Provided data:
■ ■ ■
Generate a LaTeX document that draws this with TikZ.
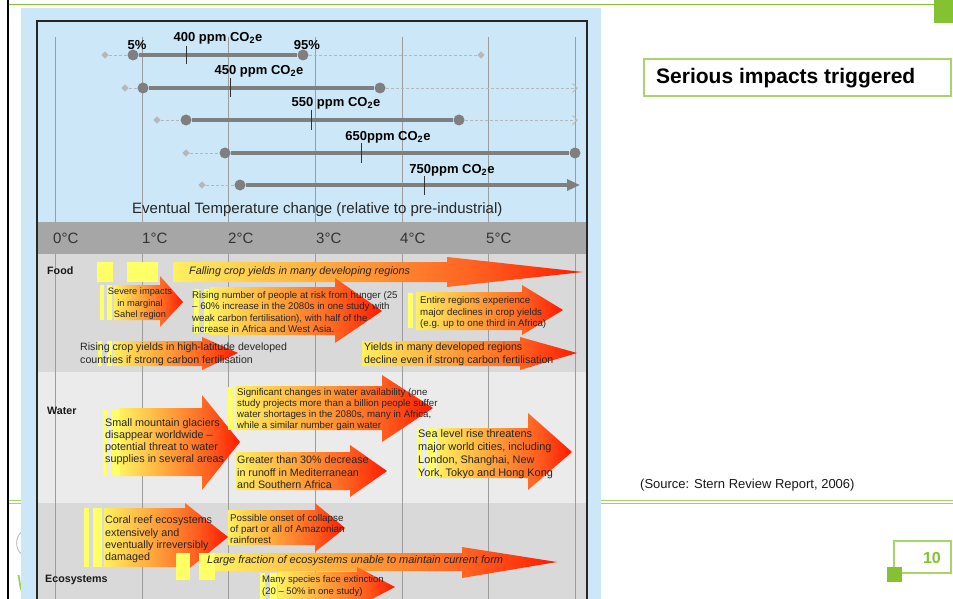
■ ■ ■
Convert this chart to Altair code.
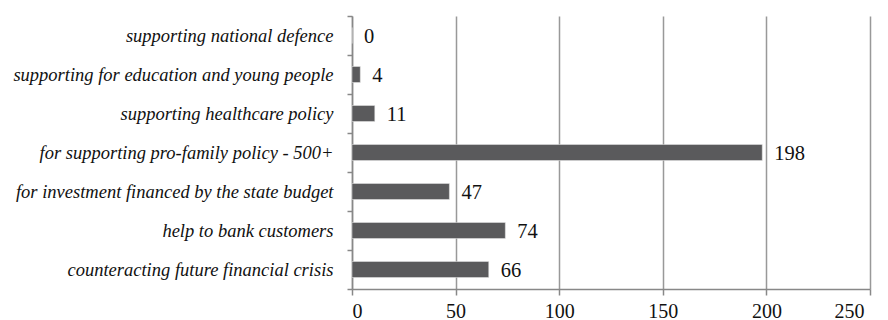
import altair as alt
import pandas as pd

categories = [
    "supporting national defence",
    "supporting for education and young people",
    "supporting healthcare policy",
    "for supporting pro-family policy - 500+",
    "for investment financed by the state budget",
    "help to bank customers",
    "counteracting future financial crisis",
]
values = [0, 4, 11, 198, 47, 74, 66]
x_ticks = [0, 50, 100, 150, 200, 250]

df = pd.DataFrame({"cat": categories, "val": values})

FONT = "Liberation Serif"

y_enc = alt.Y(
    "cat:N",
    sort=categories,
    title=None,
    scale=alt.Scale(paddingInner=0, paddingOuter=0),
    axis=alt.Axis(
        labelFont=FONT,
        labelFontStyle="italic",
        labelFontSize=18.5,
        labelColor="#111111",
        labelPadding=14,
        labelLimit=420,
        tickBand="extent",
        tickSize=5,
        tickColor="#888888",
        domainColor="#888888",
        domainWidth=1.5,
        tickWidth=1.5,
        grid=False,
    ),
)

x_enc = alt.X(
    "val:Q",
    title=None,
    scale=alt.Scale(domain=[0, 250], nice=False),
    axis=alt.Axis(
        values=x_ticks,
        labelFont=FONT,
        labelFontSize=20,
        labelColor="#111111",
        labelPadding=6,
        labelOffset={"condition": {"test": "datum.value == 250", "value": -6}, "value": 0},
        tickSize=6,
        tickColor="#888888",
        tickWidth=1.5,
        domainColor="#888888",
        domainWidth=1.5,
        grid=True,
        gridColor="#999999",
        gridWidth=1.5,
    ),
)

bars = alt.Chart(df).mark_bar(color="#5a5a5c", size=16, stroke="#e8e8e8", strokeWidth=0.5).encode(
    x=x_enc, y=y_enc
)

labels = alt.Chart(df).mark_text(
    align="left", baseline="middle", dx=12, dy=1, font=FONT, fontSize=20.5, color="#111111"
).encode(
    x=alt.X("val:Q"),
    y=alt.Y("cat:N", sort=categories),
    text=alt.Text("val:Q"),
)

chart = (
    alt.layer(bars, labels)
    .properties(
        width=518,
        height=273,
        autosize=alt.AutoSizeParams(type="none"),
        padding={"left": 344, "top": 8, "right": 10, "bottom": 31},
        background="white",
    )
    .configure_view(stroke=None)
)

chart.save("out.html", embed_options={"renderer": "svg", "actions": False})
■ ■ ■
Work to be completed: From the entries above, return each line with the word "this" in it.

Exercise result:
Generate a LaTeX document that draws this with TikZ.
Convert this chart to Altair code.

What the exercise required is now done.